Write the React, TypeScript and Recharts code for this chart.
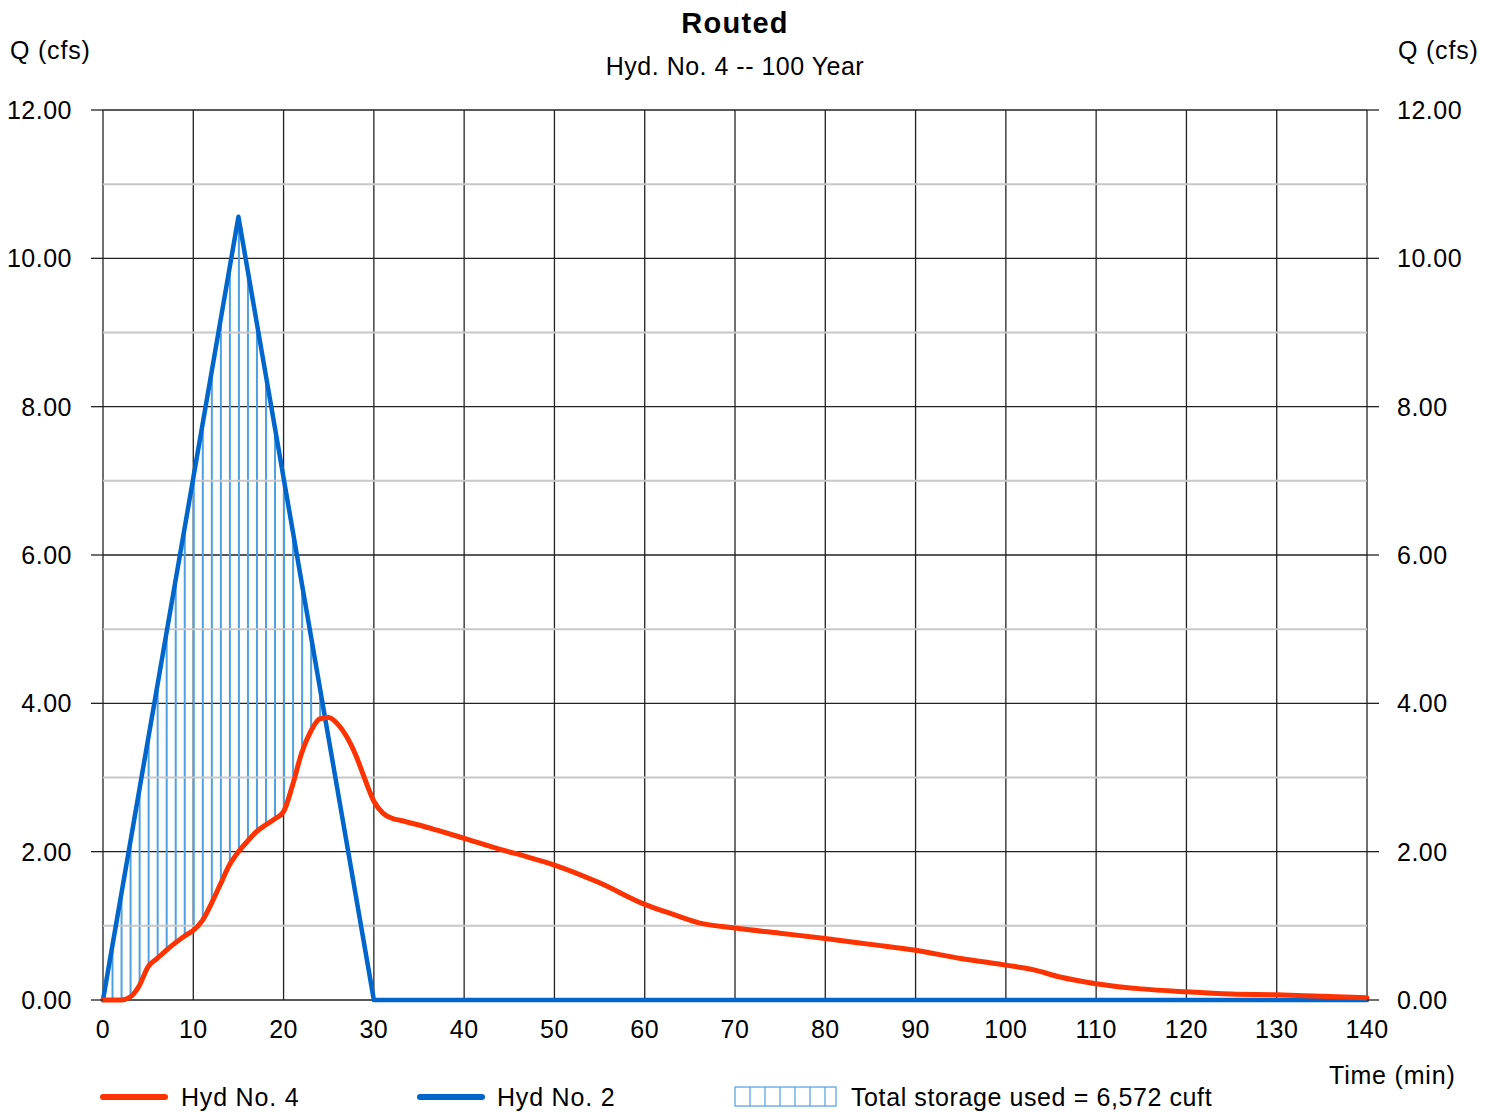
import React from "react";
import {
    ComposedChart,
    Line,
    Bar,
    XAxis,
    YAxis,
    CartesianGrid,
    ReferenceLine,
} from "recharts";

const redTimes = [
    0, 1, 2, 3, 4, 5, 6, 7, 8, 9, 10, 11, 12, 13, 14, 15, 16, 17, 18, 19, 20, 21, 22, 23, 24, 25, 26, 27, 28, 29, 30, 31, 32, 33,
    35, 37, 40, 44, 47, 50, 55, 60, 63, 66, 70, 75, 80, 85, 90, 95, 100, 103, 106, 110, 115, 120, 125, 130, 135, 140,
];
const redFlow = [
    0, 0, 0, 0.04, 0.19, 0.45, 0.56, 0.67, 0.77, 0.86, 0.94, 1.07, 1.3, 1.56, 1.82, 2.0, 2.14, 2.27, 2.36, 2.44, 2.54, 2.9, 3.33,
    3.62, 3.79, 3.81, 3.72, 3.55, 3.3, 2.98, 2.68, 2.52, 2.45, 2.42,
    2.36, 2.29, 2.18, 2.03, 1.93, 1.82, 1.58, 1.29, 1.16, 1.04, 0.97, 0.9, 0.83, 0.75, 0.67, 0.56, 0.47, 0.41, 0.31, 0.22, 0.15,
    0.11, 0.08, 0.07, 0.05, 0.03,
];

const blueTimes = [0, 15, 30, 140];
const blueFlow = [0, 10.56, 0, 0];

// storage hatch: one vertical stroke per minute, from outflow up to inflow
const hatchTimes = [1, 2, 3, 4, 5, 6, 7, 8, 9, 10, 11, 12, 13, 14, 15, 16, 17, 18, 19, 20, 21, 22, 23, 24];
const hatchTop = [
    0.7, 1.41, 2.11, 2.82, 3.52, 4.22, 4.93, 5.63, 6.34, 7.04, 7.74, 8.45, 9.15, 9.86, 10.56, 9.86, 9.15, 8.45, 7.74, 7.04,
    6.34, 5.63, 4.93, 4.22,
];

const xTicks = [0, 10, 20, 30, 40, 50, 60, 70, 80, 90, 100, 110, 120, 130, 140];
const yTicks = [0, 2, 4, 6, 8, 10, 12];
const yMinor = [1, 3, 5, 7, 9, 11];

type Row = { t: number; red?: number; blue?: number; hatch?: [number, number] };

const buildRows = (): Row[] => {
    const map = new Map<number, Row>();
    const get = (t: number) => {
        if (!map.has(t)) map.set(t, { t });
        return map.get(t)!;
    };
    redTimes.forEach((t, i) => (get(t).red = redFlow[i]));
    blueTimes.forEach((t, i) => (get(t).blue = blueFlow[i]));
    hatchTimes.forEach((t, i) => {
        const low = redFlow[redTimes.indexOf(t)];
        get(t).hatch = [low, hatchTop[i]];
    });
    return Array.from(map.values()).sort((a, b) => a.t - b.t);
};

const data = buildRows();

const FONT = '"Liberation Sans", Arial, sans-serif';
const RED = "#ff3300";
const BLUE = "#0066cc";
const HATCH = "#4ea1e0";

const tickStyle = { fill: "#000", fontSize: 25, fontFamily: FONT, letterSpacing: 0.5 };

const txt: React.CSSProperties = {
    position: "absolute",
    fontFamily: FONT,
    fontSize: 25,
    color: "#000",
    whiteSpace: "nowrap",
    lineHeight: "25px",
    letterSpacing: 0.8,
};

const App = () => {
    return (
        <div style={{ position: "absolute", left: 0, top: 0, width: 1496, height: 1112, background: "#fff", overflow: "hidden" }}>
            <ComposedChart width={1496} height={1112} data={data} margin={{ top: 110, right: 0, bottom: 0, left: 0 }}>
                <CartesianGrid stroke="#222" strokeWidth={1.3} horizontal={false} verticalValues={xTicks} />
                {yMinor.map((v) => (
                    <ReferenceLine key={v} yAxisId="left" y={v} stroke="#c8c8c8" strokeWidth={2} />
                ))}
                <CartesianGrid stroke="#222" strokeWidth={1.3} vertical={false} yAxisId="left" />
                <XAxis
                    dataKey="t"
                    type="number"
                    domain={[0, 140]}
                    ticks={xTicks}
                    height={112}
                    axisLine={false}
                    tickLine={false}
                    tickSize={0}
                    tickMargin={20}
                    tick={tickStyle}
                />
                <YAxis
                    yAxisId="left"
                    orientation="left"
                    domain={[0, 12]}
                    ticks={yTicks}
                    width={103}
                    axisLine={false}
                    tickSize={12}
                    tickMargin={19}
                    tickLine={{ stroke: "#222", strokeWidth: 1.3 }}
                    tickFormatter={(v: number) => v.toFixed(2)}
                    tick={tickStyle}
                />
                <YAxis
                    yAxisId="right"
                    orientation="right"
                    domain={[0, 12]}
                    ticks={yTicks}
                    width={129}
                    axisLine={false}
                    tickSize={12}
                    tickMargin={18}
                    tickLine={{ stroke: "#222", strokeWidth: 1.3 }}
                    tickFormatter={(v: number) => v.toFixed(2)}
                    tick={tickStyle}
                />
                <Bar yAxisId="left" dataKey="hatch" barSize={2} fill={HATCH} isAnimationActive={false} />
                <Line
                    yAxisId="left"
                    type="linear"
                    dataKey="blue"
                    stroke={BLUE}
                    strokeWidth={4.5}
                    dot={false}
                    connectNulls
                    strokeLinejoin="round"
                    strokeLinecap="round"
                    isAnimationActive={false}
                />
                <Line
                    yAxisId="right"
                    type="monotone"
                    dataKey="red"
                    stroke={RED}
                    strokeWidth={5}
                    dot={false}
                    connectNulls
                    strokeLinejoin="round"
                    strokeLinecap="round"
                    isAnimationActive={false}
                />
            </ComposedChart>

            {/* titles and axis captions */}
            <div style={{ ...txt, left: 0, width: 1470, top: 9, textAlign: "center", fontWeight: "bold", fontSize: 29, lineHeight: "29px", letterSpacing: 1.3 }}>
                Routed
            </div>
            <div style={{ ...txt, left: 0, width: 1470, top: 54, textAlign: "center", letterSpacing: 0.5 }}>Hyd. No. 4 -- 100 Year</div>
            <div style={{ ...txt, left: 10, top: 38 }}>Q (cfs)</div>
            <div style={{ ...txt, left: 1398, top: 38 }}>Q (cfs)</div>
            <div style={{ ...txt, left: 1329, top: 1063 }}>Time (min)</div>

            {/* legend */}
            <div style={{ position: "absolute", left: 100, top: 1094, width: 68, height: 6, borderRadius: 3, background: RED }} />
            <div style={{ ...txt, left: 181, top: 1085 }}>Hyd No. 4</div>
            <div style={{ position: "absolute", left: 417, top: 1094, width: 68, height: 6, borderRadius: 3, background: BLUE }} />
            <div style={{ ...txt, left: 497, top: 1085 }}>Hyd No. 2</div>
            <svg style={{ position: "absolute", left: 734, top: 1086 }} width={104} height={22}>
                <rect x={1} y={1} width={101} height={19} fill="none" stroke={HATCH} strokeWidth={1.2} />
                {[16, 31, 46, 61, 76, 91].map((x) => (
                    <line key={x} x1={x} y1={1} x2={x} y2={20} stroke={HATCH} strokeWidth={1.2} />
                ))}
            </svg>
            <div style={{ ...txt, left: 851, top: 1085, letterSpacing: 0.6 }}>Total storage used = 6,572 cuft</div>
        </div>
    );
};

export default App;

---*---

→ **YOUR GOAL**: Copy out each line that contains the word "React".

→ **THE RESULT**:
Write the React, TypeScript and Recharts code for this chart.
import React from "react";
const txt: React.CSSProperties = {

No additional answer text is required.